Where the Answers to such Questions span large parts of the text, the learner-reader is likely to need help to recognise and focus on the important generalisations which draw together all the details and serve to summarise the answer.

Since the recognition signals are not always very obvious, explicit instruction can help develop skills of recognising clues as to the generalisations which answer the questions. This might include means such as Repetition and Paraphrase of elements of the Question in the general statements which serve as the Answer.

 

References

Halliday, M.A.K. and Hasan, R (1976). Cohesion in English. London: Longman.

Hoey, M.P. (1979). Signalling in Discourse ELR Monograph 6 Birmingham University: Birmingham.

________ (1983). On the Surface of Discourse. George Allen and Unwin: London.

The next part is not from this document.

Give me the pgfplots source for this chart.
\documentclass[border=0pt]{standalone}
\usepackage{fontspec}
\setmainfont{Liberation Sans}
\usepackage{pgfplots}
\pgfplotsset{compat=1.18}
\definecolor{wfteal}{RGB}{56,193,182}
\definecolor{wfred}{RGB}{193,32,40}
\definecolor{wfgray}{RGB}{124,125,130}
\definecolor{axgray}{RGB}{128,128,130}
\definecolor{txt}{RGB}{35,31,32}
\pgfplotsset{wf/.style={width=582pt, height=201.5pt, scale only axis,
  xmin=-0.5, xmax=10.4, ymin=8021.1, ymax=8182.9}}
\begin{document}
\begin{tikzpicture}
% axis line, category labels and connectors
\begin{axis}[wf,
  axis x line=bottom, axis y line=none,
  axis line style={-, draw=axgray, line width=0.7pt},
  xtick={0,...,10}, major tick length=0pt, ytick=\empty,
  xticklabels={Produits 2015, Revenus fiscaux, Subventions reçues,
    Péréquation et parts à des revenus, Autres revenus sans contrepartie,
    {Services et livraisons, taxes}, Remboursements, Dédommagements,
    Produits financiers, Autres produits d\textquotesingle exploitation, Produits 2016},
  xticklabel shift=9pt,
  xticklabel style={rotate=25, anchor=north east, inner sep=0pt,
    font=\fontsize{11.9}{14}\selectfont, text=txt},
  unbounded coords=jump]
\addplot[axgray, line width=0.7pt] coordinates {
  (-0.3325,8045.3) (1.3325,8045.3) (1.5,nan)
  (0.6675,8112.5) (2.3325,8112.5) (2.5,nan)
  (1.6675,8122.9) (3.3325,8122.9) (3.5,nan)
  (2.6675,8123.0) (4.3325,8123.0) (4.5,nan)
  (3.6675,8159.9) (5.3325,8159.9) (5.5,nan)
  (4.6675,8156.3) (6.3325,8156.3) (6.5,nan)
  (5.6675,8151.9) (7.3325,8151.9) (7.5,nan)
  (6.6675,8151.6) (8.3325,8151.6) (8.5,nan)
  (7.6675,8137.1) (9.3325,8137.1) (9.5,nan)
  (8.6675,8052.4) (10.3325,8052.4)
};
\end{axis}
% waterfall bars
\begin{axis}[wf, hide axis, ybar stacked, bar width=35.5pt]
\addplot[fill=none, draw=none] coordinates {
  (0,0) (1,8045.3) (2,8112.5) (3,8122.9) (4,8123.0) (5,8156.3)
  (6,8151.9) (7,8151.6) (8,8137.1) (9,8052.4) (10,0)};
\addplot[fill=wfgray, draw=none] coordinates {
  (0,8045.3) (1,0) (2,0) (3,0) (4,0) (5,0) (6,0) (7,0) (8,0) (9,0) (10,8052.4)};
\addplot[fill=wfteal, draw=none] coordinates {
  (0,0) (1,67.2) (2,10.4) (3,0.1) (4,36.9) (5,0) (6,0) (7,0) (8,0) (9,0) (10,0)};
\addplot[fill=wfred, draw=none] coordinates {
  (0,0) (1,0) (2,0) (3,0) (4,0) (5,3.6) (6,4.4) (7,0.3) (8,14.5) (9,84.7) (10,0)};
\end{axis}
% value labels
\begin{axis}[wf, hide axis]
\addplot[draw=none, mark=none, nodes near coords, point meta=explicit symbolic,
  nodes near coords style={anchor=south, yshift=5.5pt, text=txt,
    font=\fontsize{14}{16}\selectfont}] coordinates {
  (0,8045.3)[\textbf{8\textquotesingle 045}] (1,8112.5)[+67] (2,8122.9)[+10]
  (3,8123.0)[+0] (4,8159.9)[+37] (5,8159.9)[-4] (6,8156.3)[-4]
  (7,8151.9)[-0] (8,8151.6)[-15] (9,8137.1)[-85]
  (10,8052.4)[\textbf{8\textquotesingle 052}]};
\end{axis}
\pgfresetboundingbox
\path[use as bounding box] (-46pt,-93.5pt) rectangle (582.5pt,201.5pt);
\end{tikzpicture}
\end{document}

Sinclair, J.M. (1980). Some implications of Discourse Analysis for ESP Methodology. Applied Linguistics Oxford: Clarendon Press.

Swales, J. (1990). Genre Analysis - English in Academic and. Research Settings. Cambridge University Press: Cambridge. Tadros, A. (1981). Linguistic Prediction in Economics Texts. Unpublished PhD thesis, University of Birmingham

________ (1980) Prediction in Economics Texts in Kennedy (ed.) ELR Journal No. 1. 1980.

________ (1978) The Notion of Predictive Structure and its Pedagogical Implications in Kennedy (ed.) MALS Journal, English Department University of Birmingham.